In its Petition, Amgen argued that Congress intended the information exchange and patent dance to be mandatory. Amgen argued that failure to comply with these provisions “vitiates the entire scheme that Congress created” and “substantially undermines the ability of the reference product sponsor to determine which patents may be implicated by the commercial manufacture, use, sale or import of the biosimilar product.” Amgen Petition at 2, 14. It then argued that FDA should require biosimilar applicants to certify compliance because “[i]n the absence of action by FDA … the risk of non-compliance is real and substantial.” Id. at 4.
As an example of biosimilar applicant non-compliance, Amgen cited Sandoz’s refusal to provide information regarding its manufacturing process in connection with its Zarxio® application. Id. Zarxio® is a biosimilar to Amgen’s Neupogen®. Sandoz’s Zarxio® application is currently the subject of litigation in which Amgen has alleged that Sandoz violated the terms of the BPCIA by failing to provide information regarding its application and manufacturing process. U.S. District Court Judge Richard Seeborg of the Northern District of California recently denied Amgen’s motion for judgment on the pleadings as well as its request for a preliminary injunction based on Sandoz’s alleged non-compliance with the BPCIA.

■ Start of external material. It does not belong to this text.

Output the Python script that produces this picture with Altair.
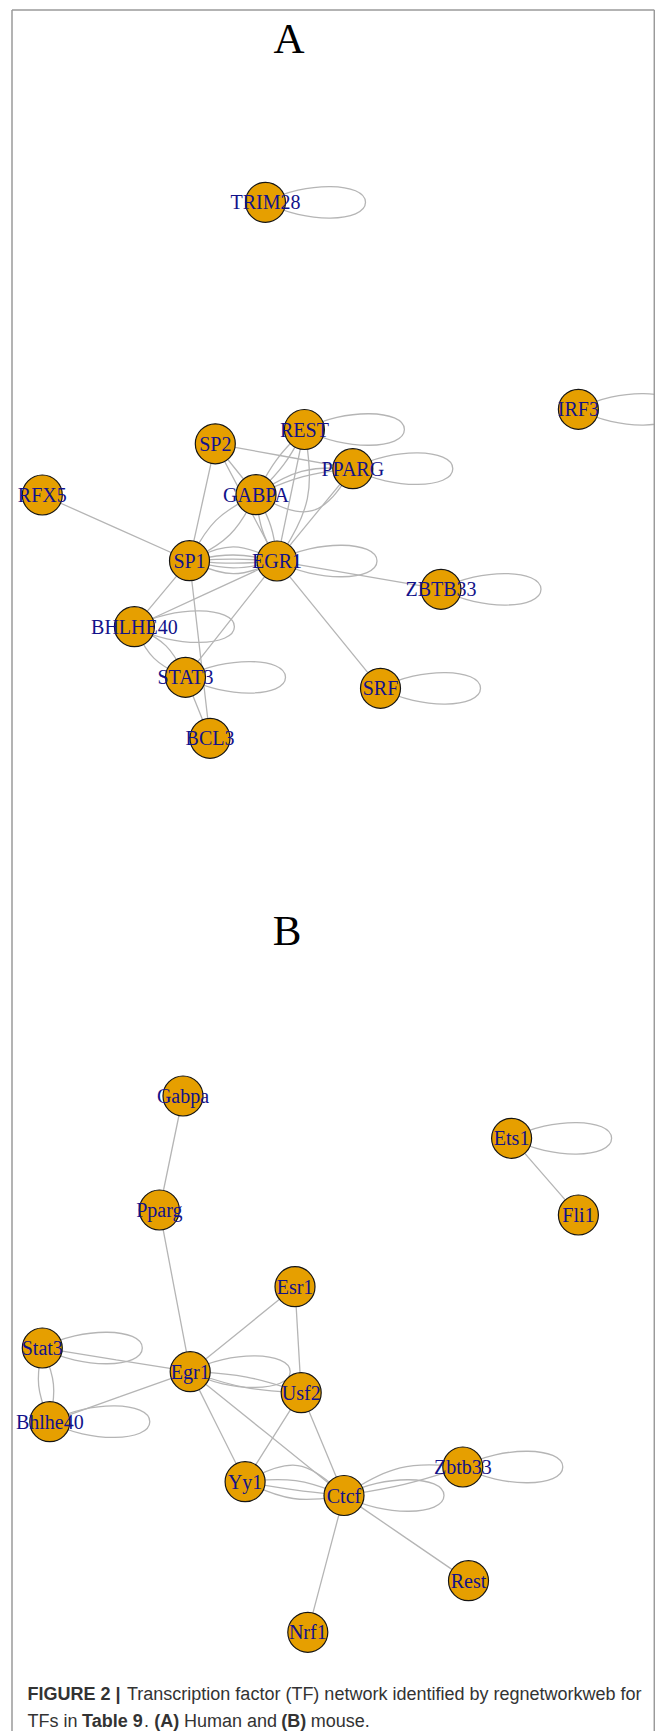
import altair as alt
import pandas as pd

# ---------------- Panel A : human TF network (layout coordinates) ----------------
a_names = ["TRIM28", "IRF3", "REST", "SP2", "PPARG", "RFX5", "GABPA",
           "SP1", "EGR1", "ZBTB33", "BHLHE40", "STAT3", "SRF", "BCL3"]
a_x = [265.5, 578.4, 304.4, 215.3, 352.8, 42.3, 256.0,
       189.5, 277.0, 441.0, 134.4, 185.5, 380.5, 210.0]
a_y = [202.3, 409.3, 429.5, 443.8, 468.7, 495.0, 494.7,
       560.7, 561.0, 589.3, 626.7, 677.3, 688.3, 738.3]
a_loops = ["TRIM28", "IRF3", "REST", "PPARG", "EGR1", "ZBTB33",
           "BHLHE40", "STAT3", "SRF"]
# (source, target, curvature)
a_edges = [
    ("SP1", "RFX5", 0), ("SP1", "SP2", 0), ("SP2", "GABPA", 0),
    ("SP2", "EGR1", 0), ("SP2", "PPARG", 0),
    ("REST", "GABPA", 0.08), ("REST", "GABPA", -0.08),
    ("REST", "EGR1", 0), ("REST", "EGR1", -0.19),
    ("GABPA", "PPARG", -0.08), ("GABPA", "PPARG", -0.16), ("GABPA", "PPARG", 0.45),
    ("PPARG", "EGR1", 0),
    ("GABPA", "EGR1", 0.1), ("GABPA", "EGR1", -0.1),
    ("SP1", "GABPA", 0.16), ("SP1", "GABPA", -0.16),
    ("SP1", "EGR1", -0.24), ("SP1", "EGR1", -0.1), ("SP1", "EGR1", -0.03),
    ("SP1", "EGR1", 0.04), ("SP1", "EGR1", 0.12), ("SP1", "EGR1", 0.22),
    ("EGR1", "ZBTB33", 0), ("EGR1", "SRF", 0), ("EGR1", "BHLHE40", 0),
    ("EGR1", "STAT3", 0), ("SP1", "BHLHE40", 0), ("SP1", "BCL3", 0),
    ("BHLHE40", "STAT3", 0.18), ("BHLHE40", "STAT3", -0.18),
    ("STAT3", "BCL3", 0),
]

# ---------------- Panel B : mouse TF network ----------------
b_names = ["Gabpa", "Ets1", "Pparg", "Fli1", "Esr1", "Stat3", "Egr1",
           "Usf2", "Bhlhe40", "Zbtb33", "Yy1", "Ctcf", "Rest", "Nrf1"]
b_x = [183.0, 511.6, 159.4, 578.4, 295.0, 42.3, 190.2,
       301.2, 49.8, 462.8, 245.1, 344.0, 468.5, 307.8]
b_y = [1096.0, 1138.3, 1210.0, 1215.0, 1286.7, 1348.0, 1371.7,
       1392.7, 1421.7, 1467.0, 1481.7, 1495.5, 1580.7, 1632.3]
b_loops = ["Ets1", "Stat3", "Egr1", "Bhlhe40", "Zbtb33", "Ctcf"]
b_edges = [
    ("Gabpa", "Pparg", 0), ("Ets1", "Fli1", 0), ("Pparg", "Egr1", 0),
    ("Esr1", "Egr1", 0), ("Esr1", "Usf2", 0), ("Stat3", "Egr1", 0),
    ("Stat3", "Bhlhe40", 0.15), ("Stat3", "Bhlhe40", -0.15),
    ("Bhlhe40", "Egr1", 0),
    ("Egr1", "Usf2", 0.07), ("Egr1", "Usf2", -0.07),
    ("Egr1", "Yy1", 0), ("Egr1", "Ctcf", 0),
    ("Usf2", "Yy1", 0), ("Usf2", "Ctcf", 0),
    ("Yy1", "Ctcf", -0.35), ("Yy1", "Ctcf", -0.12), ("Yy1", "Ctcf", 0.02), ("Yy1", "Ctcf", 0.15),
    ("Ctcf", "Zbtb33", -0.17), ("Ctcf", "Zbtb33", 0.04),
    ("Ctcf", "Rest", 0), ("Ctcf", "Nrf1", 0),
]

# panel letters and caption
panel_letters = ["A", "B"]
letter_x = [289, 287]
letter_y = [52.5, 945]

cap_text = ["FIGURE 2 |",
            "Transcription factor (TF) network identified by regnetworkweb for",
            "TFs in", "Table 9", ".", "(A)", "Human and", "(B)", "mouse."]
cap_bold = [True, False, False, True, False, True, False, True, False]
cap_x = [27.5, 127.0, 27.5, 82.0, 144.0, 154.3, 184.0, 281.2, 310.8]
cap_y = [1700, 1700, 1726.7, 1726.7, 1726.7, 1726.7, 1726.7, 1726.7, 1726.7]

# frame box of the figure (left, right, top, bottom)
frame_x = [12, 654.3]
frame_y = [10, 1740]

# ---------------- build tables ----------------
nodes = pd.DataFrame({
    "name": a_names + b_names,
    "x": a_x + b_x,
    "y": a_y + b_y,
    "panel": ["A"] * len(a_names) + ["B"] * len(b_names),
})
pos = {(r.panel, r.name): (r.x, r.y) for r in nodes.itertuples()}

rows = []
eid = 0
for panel, edges in (("A", a_edges), ("B", b_edges)):
    for s, t, c in edges:
        x0, y0 = pos[(panel, s)]
        x2, y2 = pos[(panel, t)]
        dx, dy = x2 - x0, y2 - y0
        bx, by = (x0 + x2) / 2 - c * dy, (y0 + y2) / 2 + c * dx
        for k, (px, py) in enumerate([(x0, y0), (bx, by), (x2, y2)]):
            rows.append({"eid": eid, "k": k, "x": px, "y": py})
        eid += 1
edges_df = pd.DataFrame(rows)

loops_df = nodes[((nodes.panel == "A") & nodes.name.isin(a_loops)) |
                 ((nodes.panel == "B") & nodes.name.isin(b_loops))]

letters_df = pd.DataFrame({"t": panel_letters, "x": letter_x, "y": letter_y})
cap_df = pd.DataFrame({"t": cap_text, "bold": cap_bold, "x": cap_x, "y": cap_y})
frame_df = pd.DataFrame({
    "x": [frame_x[0], frame_x[0], frame_x[1]],
    "x2": [frame_x[1], frame_x[0], frame_x[1]],
    "y": [frame_y[0], frame_y[0], frame_y[0]],
    "y2": [frame_y[0], frame_y[1], frame_y[1]],
})

W, H = 647, 1723
xs = alt.Scale(domain=[8, 8 + W], nice=False, zero=False)
ys = alt.Scale(domain=[8, 8 + H], nice=False, zero=False, reverse=True)
X = alt.X("x:Q", scale=xs, axis=None)
Y = alt.Y("y:Q", scale=ys, axis=None)

EDGE = "#b5b5b5"
LOOP = "M0,0C2,-1.1,5,-1.0,5,0C5,1.0,2,1.1,0,0"

frame_layer = alt.Chart(frame_df).mark_rule(color="#9a9a9a", strokeWidth=1.5).encode(
    x=X, x2="x2:Q", y=Y, y2="y2:Q")

edges_layer = alt.Chart(edges_df).mark_line(
    interpolate="basis", color=EDGE, strokeWidth=1.3
).encode(x=X, y=Y, detail="eid:N", order="k:O")

loops_layer = alt.Chart(loops_df).mark_point(
    shape=LOOP, filled=False, size=1600, stroke=EDGE, strokeWidth=1.3, opacity=1
).encode(x=X, y=Y)

nodes_layer = alt.Chart(nodes).mark_point(
    shape="circle", filled=True, size=1600, fill="#E69F00",
    stroke="#151515", strokeWidth=1.2, opacity=1
).encode(x=X, y=Y)

labels_layer = alt.Chart(nodes).mark_text(
    font="Liberation Serif", fontSize=20, color="#12128a",
    align="center", baseline="alphabetic", dy=7
).encode(x=X, y=Y, text="name:N")

letters_layer = alt.Chart(letters_df).mark_text(
    font="Liberation Serif", fontSize=43, color="#000000",
    align="center", baseline="alphabetic"
).encode(x=X, y=Y, text="t:N")

cap_reg = alt.Chart(cap_df).transform_filter("!datum.bold").mark_text(
    font="Liberation Sans", fontSize=18, color="#333333",
    align="left", baseline="alphabetic"
).encode(x=X, y=Y, text="t:N")

cap_bold_layer = alt.Chart(cap_df).transform_filter("datum.bold").mark_text(
    font="Liberation Sans", fontSize=18, fontWeight="bold", color="#333333",
    align="left", baseline="alphabetic"
).encode(x=X, y=Y, text="t:N")

chart = alt.layer(
    edges_layer, loops_layer, frame_layer, nodes_layer, labels_layer,
    letters_layer, cap_reg, cap_bold_layer
).properties(
    width=W, height=H, autosize="none", padding=0, background="white"
).configure_view(stroke=None)

chart.save("out.html", embed_options={"renderer": "svg", "actions": False})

After considering Amgen’s arguments, and arguments submitted by third-party commenter Momenta, FDA denied Amgen’s petition. FDA determined that, in contrast to the Hatch-Waxman Act, which requires FDA to publish a list of patents covering approved drugs (the “Orange Book”), and which requires ANDA applicants to submit certifications to the FDA with respect to listed patents, the BPCIA “generally does not describe any FDA involvement in monitoring or enforcing the information exchange by creating a certification process or otherwise.” FDA Response at 3-4. Accordingly, FDA determined that its decision on whether to impose a certification requirement was a matter of “regulatory discretion”. Id. at 4. FDA then declined to exercise its discretion to require certification, “in light of the ongoing litigation” between Sandoz and Amgen regarding the correct interpretation of the information exchange provisions of the BPCIA. Id.